下午,远腾国际底楼咖啡厅,又是一轮新的较量。
“现在他已经下来了,树倒猢狲散,牵连的相关人员怕是也在所难逃。选临时董事长的事儿迫在眉睫,还请麻烦甘董召集剩余董事,召开临时董事会。”
“为什么让我去做?”甘杰噙着笑,笑得胸有成竹,笑得洒脱自在。现在的局面,就是他最想看到的局面。
“您在董事会比较有发言权。”
“小裴啊……”甘杰见裴泽阳没了戾气,便也跟他好好说话:“你早知道如此,还不如前阵子听我的,买我的股份,重组董事会,省得牵连出这么多是是非非,让人看笑话……不过事情既然已经发生了,我也不是不帮你。人我帮你喊齐,他们听不听你的,就是另一回事了。”
裴泽阳放在膝盖的拳头紧了紧,今天的局面不就是甘杰耐不住性子造成的么,居然还惺惺作态表示同情……恐怕没几个人知道那淡薄的面孔之下到底藏着怎样的y-in谋算计。
“多谢甘叔。”
“客气了。”
“甘叔,如果我能成功上位,定不忘您的扶持。”
“哪里的话,你不记恨我已经万幸,我哪里还盼得上你感谢我?”
傍晚时分,董事会议在顶楼召开,跟预想的大差不差,基本上人心涣散,都在考虑着如何自己保命。牛董拍案:“慌什么慌!咱们远腾挺了这么多年,这等小事就能把你们击垮吗?!”
“我都快六十啦,哪还经得起折腾啊,我就想着赶紧把手头的股份卖了,早点回去养老,可谁愿意啊!?”
“是啊,可真没想到裴董背着我们藏了那么多钱,我还没想着跟远腾打官司就不错了,还说什么一起挺过难关?!我呸!!”
甘杰一向事不关己高高挂起,可这回,他是当了主要配角的,他不得不站出来假模假样说一句:“远腾是我们共同的心血,看着它毁于一旦,这么着实让人心寒啊!”
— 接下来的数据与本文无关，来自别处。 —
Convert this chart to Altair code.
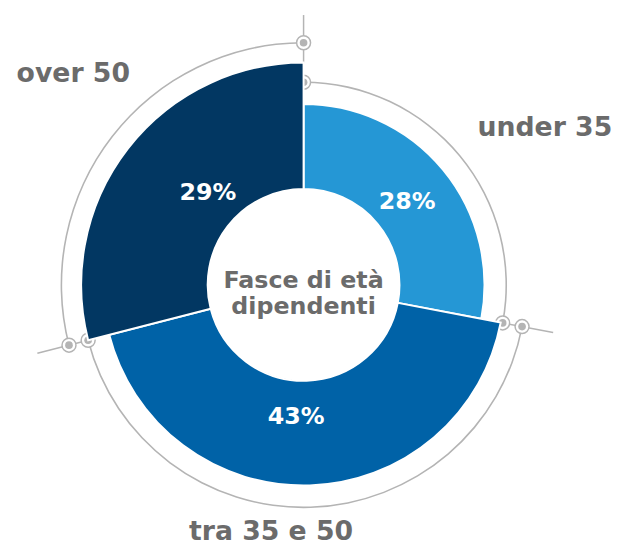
import math
import altair as alt
import pandas as pd

# ---- data ----
categories = ["under 35", "tra 35 e 50", "over 50"]
values = [28, 43, 29]
pct_labels = ["28%", "43%", "29%"]
center_title = ["Fasce di età", "dipendenti"]

# ---- style ----
colors = ["#2597d5", "#0062a7", "#023762"]
seg_outer = [183, 203, 225]
seg_inner = 97
ring_r = [205, 225, 245]
label_deg = [57, 187.5, 312.5]
label_r = [291, 252, 316]
pct_r = 134
pct_nudge_deg = [1, 5, 6]
tick_in = [225, 206, 225]    # radial tick at the start boundary of each category
tick_out = [273, 257, 278]

CX, CY = 299, 277
W, H = 605, 533
GRAY = "#b4b4b4"
TEXT_GRAY = "#6b6b6b"
FONT = "DejaVu Sans"

TS = alt.Scale(domain=[0, 100], range=[0, 2 * math.pi])

# ---- tables ----
ends = pd.Series(values).cumsum()
starts = ends - pd.Series(values)
seg = pd.DataFrame({
    "cat": categories,
    "value": values,
    "start": starts,
    "end": ends,
    "outer": seg_outer,
    "pct": pct_labels,
    "pmid": starts + pd.Series(values) / 2 + pd.Series(pct_nudge_deg) / 3.6,
    "ring_a": [r + 0.8 for r in ring_r],
    "ring_b": [r - 0.8 for r in ring_r],
    "lpos": [d / 3.6 for d in label_deg],
    "lr": label_r,
    "pr": [pct_r] * 3,
})

markers = pd.DataFrame({
    "cat": categories * 2,
    "pos": list(starts) + list(ends),
    "r": ring_r * 2,
})

ticks = pd.DataFrame({
    "pos": list(starts),
    "r1": tick_in,
    "r2": tick_out,
})

def px(rfield, pfield):
    return f"{CX} + datum.{rfield} * sin(2 * PI * datum.{pfield} / 100)"

def py(rfield, pfield):
    return f"{CY} - datum.{rfield} * cos(2 * PI * datum.{pfield} / 100)"

rings = alt.Chart(seg).mark_arc(x=CX, y=CY, color=GRAY).encode(
    theta=alt.Theta("start:Q", scale=TS, stack=None),
    theta2="end:Q",
    radius=alt.Radius("ring_a:Q", scale=None),
    radius2="ring_b:Q",
)

tick_layer = alt.Chart(ticks).transform_calculate(
    x1=px("r1", "pos"), y1=py("r1", "pos"),
    x2=px("r2", "pos"), y2=py("r2", "pos"),
).mark_rule(color=GRAY, strokeWidth=1.5).encode(
    x=alt.X("x1:Q", scale=None), y=alt.Y("y1:Q", scale=None),
    x2="x2:Q", y2="y2:Q",
)

marker_base = alt.Chart(markers).transform_calculate(
    mx=px("r", "pos"), my=py("r", "pos"),
)
ring_markers = marker_base.mark_point(
    shape="circle", size=200, filled=True, fill="white", stroke=GRAY,
    strokeWidth=1.5, opacity=1, fillOpacity=1,
).encode(x=alt.X("mx:Q", scale=None), y=alt.Y("my:Q", scale=None))
dot_markers = marker_base.mark_point(
    shape="circle", size=60, filled=True, color=GRAY, opacity=1,
).encode(x=alt.X("mx:Q", scale=None), y=alt.Y("my:Q", scale=None))

segments = alt.Chart(seg).mark_arc(x=CX, y=CY, stroke="white", strokeWidth=2).encode(
    theta=alt.Theta("start:Q", scale=TS, stack=None),
    theta2="end:Q",
    radius=alt.Radius("outer:Q", scale=None),
    radius2=alt.value(seg_inner),
    color=alt.Color("cat:N", scale=alt.Scale(domain=categories, range=colors), legend=None),
)

pct_text = alt.Chart(seg).mark_text(
    x=CX, y=CY, font=FONT, fontSize=24, fontWeight="bold", color="white",
    align="center", baseline="middle",
).encode(
    theta=alt.Theta("pmid:Q", scale=TS, stack=None),
    radius=alt.Radius("pr:Q", scale=None),
    text="pct:N",
)

cat_text = alt.Chart(seg).mark_text(
    x=CX, y=CY, font=FONT, fontSize=27, fontWeight="bold", color=TEXT_GRAY,
    align="center", baseline="middle",
).encode(
    theta=alt.Theta("lpos:Q", scale=TS, stack=None),
    radius=alt.Radius("lr:Q", scale=None),
    text="cat:N",
)

center_text = alt.Chart(pd.DataFrame({"k": [0]})).mark_text(
    text=center_title, font=FONT, fontSize=24, fontWeight="bold", color=TEXT_GRAY,
    align="center", baseline="middle", lineHeight=26,
).encode(x=alt.value(CX), y=alt.value(CY - 4))

chart = alt.layer(
    rings, tick_layer, ring_markers, dot_markers, segments, pct_text, cat_text, center_text
).properties(width=W, height=H, padding=0).configure_view(stroke=None)

chart.save("out.html", embed_options={"renderer": "svg", "actions": False})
牛董冷哼了一声,甘杰是个什么货色,他再明白不过:“行了行了,话多不如行动,重新开始整顿吧,我年纪大了,管不动事儿,咱们就投小裴总吧,是时候让他出头了。”
“多谢牛董。”
裴泽阳意味深长地看了甘杰一眼,这就是你要的结果吗?我上位,大洗牌,重新给远腾重新注入老田家的血液?仅仅是这样,就够了吗?
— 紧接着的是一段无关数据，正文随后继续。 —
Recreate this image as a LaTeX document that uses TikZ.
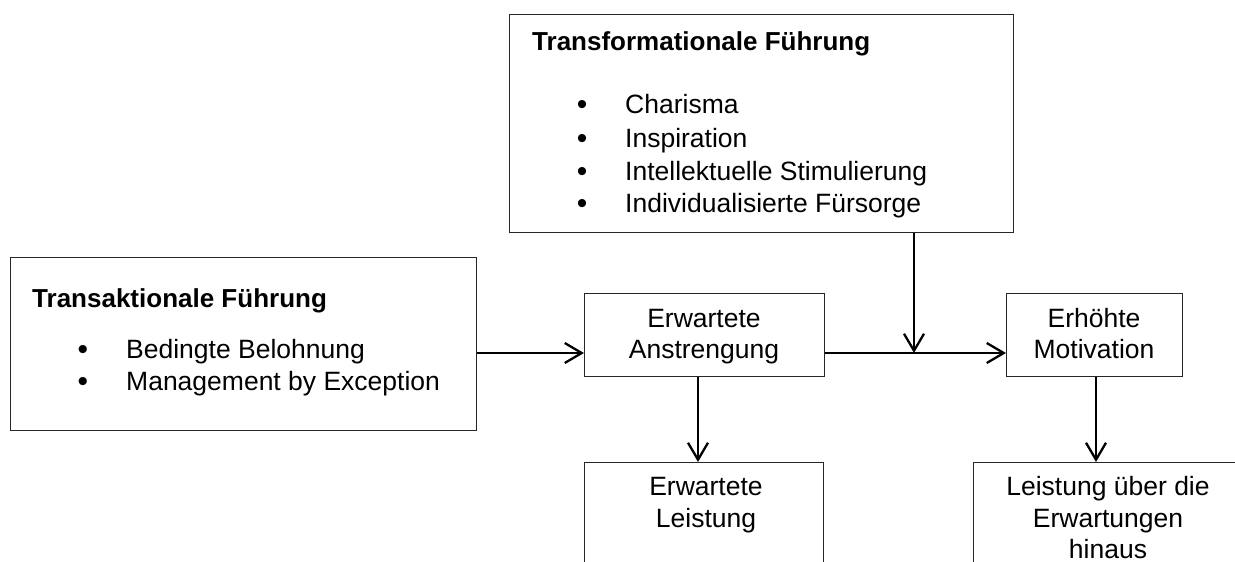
\documentclass[tikz,border=0pt]{standalone}
\usepackage{fontspec}
\setmainfont{Liberation Sans}
\usetikzlibrary{arrows.meta}
\begin{document}
\begin{tikzpicture}[x=1pt,y=-1pt,
  box/.style={draw=black!85, line width=1.4pt, rectangle, inner sep=0pt, anchor=north west},
  txt/.style={font=\fontsize{26.5}{31.5}\selectfont, inner sep=0pt, anchor=base},
  head/.style={font=\fontsize{26}{31}\selectfont\bfseries, inner sep=0pt, anchor=base west},
  item/.style={txt, anchor=base west},
  bul/.style={txt, anchor=base, font=\fontsize{30}{31.5}\selectfont},
  conn/.style={line width=2.3pt, -{Straight Barb[length=17pt,width=20pt,line width=2.3pt]}}]
\useasboundingbox (0,0) rectangle (1235,562);
\clip (0,0) rectangle (1235,562);

% boxes
\node[box, minimum width=504, minimum height=218] (trf) at (509,14) {};
\node[box, minimum width=466, minimum height=173] (trn) at (10,257) {};
\node[box, minimum width=240, minimum height=83] (anst) at (584,293) {};
\node[box, minimum width=176, minimum height=83] (mot) at (1006,293) {};
\node[box, minimum width=239, minimum height=140] (lst) at (584,462) {};
\node[box, minimum width=290, minimum height=140] (ueb) at (973,462) {};

% transformational box text
\node[head] (trfh) at (532,50) {Transformationale Führung};
\node[bul] (tb1) at (582,114) {\textbullet};
\node[item] (ti1) at (625,113) {Charisma};
\node[bul] (tb2) at (582,148) {\textbullet};
\node[item] (ti2) at (625,147) {Inspiration};
\node[bul] (tb3) at (582,181) {\textbullet};
\node[item] (ti3) at (625,180) {Intellektuelle Stimulierung};
\node[bul] (tb4) at (582,213) {\textbullet};
\node[item] (ti4) at (625,212) {Individualisierte Fürsorge};

% transactional box text
\node[head] (trnh) at (32,307) {Transaktionale Führung};
\node[bul] (nb1) at (83,359) {\textbullet};
\node[item] (ni1) at (126,358) {Bedingte Belohnung};
\node[bul] (nb2) at (83,391) {\textbullet};
\node[item] (ni2) at (126,390) {Management by Exception};

% small boxes text
\node[txt] (anst1) at (704,327) {Erwartete};
\node[txt] (anst2) at (704,358) {Anstrengung};
\node[txt] (mot1) at (1094,327) {Erhöhte};
\node[txt] (mot2) at (1094,358) {Motivation};
\node[txt] (lst1) at (706,495) {Erwartete};
\node[txt] (lst2) at (706,527) {Leistung};
\node[txt] (ueb1) at (1108,495) {Leistung über die};
\node[txt] (ueb2) at (1108,527) {Erwartungen};
\node[txt] (ueb3) at (1108,558) {hinaus};

% connectors
\coordinate (row) at (0,353);
\coordinate (j) at (914,353);
\coordinate (dl) at (698,0);
\coordinate (dr) at (1096,0);
\draw[conn] (trn.east |- row) -- (anst.west |- row);
\draw[conn] (anst.east |- row) -- (mot.west |- row);
\draw[conn] (trf.south -| j) -- (j);
\draw[conn] (anst.south -| dl) -- (lst.north -| dl);
\draw[conn] (mot.south -| dr) -- (ueb.north -| dr);
\end{tikzpicture}
\end{document}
甘杰抿着唇,一言不发,幽暗的眼睛里像是在盘算什么,却模糊得看不清。
会议解散,甘杰在走廊边等裴泽阳出现,他恭维地喊了一句:“新董事长好”之后,裴泽阳把他拉到了逃生走道。
他绷不住了,问道:“你到底想干什么?”
甘杰不明所以:“我没想干什么,我能想干什么?”
“我爸官司吃定了,你的仇也报了,何必再赖在远腾拖着?”
“你想让我走?”
裴泽阳看向一边:“如果我是你,我不会选择留下来的。你好歹是被戴绿帽子的那个,留下来被人指指点点你就好受吗?卖了股份,走吧。”
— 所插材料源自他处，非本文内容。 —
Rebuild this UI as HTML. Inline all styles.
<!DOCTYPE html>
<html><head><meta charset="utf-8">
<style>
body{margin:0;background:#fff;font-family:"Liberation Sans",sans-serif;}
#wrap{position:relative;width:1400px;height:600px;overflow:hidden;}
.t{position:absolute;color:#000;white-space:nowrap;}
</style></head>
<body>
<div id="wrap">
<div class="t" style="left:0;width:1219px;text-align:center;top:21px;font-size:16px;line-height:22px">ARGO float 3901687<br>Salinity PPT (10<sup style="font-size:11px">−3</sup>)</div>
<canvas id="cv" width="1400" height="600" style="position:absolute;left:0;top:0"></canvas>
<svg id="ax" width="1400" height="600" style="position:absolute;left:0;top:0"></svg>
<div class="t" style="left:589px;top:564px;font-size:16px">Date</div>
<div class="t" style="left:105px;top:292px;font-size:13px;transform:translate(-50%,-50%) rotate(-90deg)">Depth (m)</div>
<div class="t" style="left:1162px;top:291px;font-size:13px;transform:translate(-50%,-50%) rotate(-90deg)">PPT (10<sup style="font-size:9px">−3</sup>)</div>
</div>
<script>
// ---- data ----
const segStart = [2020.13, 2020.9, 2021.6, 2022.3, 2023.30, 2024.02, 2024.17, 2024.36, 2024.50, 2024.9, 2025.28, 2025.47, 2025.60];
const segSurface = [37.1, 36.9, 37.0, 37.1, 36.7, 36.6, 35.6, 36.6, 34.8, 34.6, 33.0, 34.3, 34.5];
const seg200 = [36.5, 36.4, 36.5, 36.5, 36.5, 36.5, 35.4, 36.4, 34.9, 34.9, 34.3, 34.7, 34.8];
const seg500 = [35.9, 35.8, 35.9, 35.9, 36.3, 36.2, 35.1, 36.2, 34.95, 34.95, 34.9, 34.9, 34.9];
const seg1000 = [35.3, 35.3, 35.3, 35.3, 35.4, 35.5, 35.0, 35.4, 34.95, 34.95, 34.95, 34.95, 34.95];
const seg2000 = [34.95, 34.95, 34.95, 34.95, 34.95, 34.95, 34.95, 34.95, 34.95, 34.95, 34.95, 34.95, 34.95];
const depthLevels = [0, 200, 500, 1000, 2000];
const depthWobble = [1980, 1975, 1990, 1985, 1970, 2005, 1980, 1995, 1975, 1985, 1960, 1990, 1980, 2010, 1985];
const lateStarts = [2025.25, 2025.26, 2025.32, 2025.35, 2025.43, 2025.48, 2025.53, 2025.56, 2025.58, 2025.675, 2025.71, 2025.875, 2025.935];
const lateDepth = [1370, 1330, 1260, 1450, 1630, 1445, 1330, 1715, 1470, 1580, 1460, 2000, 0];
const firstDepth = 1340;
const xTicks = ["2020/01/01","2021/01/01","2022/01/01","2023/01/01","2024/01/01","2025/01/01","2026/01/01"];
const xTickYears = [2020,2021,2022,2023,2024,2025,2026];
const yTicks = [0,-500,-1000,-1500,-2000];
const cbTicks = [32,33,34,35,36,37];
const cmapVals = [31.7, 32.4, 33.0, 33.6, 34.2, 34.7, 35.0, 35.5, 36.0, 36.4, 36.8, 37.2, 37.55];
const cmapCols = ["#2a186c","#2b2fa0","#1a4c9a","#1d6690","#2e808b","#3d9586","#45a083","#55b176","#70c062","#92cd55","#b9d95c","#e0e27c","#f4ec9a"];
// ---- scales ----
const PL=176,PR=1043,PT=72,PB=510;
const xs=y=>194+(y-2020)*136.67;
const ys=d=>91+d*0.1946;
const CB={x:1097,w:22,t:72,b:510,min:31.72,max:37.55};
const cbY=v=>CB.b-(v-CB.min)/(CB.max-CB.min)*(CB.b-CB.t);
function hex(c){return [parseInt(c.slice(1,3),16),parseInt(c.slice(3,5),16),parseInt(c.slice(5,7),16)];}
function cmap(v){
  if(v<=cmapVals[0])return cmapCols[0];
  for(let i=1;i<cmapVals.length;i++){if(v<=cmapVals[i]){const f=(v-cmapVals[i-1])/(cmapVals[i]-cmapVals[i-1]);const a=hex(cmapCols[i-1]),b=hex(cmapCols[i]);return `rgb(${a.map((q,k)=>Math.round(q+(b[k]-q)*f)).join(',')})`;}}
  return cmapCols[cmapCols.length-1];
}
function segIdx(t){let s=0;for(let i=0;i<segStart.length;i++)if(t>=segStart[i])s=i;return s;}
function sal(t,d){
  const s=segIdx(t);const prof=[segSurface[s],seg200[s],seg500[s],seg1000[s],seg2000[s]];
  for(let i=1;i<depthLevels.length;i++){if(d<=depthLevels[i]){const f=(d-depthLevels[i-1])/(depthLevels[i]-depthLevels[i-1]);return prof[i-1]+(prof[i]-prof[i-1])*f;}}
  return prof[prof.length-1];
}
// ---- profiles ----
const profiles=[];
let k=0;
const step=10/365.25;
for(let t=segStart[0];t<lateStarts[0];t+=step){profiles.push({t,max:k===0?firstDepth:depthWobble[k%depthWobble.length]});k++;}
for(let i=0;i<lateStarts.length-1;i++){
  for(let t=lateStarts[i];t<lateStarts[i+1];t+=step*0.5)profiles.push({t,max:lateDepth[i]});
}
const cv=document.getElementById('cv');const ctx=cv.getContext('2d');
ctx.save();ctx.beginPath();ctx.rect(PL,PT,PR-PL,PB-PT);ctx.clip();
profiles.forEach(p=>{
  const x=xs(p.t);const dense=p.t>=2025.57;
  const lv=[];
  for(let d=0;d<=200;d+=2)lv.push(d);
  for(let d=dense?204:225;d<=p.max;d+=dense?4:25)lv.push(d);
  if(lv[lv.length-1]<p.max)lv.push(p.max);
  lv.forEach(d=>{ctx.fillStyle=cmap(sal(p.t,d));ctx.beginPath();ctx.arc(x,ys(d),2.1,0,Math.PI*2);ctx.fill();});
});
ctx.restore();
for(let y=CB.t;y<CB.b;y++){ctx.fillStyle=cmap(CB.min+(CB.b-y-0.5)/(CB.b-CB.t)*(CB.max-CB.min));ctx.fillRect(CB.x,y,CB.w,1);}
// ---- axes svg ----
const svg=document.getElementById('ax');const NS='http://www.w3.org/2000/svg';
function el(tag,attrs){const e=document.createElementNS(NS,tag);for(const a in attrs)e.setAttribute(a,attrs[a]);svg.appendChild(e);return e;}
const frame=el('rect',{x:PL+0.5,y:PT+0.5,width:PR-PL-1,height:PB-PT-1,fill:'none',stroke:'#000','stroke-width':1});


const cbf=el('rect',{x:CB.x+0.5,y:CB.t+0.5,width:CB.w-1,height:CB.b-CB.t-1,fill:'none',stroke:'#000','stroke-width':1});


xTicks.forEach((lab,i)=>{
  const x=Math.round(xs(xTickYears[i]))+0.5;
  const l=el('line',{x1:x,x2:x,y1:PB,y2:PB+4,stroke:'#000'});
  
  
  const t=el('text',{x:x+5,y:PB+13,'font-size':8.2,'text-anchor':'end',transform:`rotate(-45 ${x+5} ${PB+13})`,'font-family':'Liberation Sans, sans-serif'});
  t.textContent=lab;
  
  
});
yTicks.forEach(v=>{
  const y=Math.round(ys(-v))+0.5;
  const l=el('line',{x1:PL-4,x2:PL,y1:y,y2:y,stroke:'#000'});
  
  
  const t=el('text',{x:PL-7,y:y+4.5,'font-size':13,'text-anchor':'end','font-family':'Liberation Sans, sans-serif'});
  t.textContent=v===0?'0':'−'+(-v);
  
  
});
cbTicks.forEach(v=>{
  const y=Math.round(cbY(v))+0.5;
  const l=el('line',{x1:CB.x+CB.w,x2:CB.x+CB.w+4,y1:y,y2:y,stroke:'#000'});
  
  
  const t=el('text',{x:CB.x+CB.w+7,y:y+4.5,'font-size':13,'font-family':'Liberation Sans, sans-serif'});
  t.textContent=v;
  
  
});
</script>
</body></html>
“绿帽子”三个字把甘杰微微激怒,不过一个道行高的男人自然不会怒形于色。他凑近裴泽阳,低声道:“远腾还没倒,我的大业就不算完成,你懂了吗?”
“那我就告诉你!远腾倒不了!”裴泽阳怒了,一拳头砸在墙上,威胁道:“夏真荷有什么下场,你没考虑过吗?”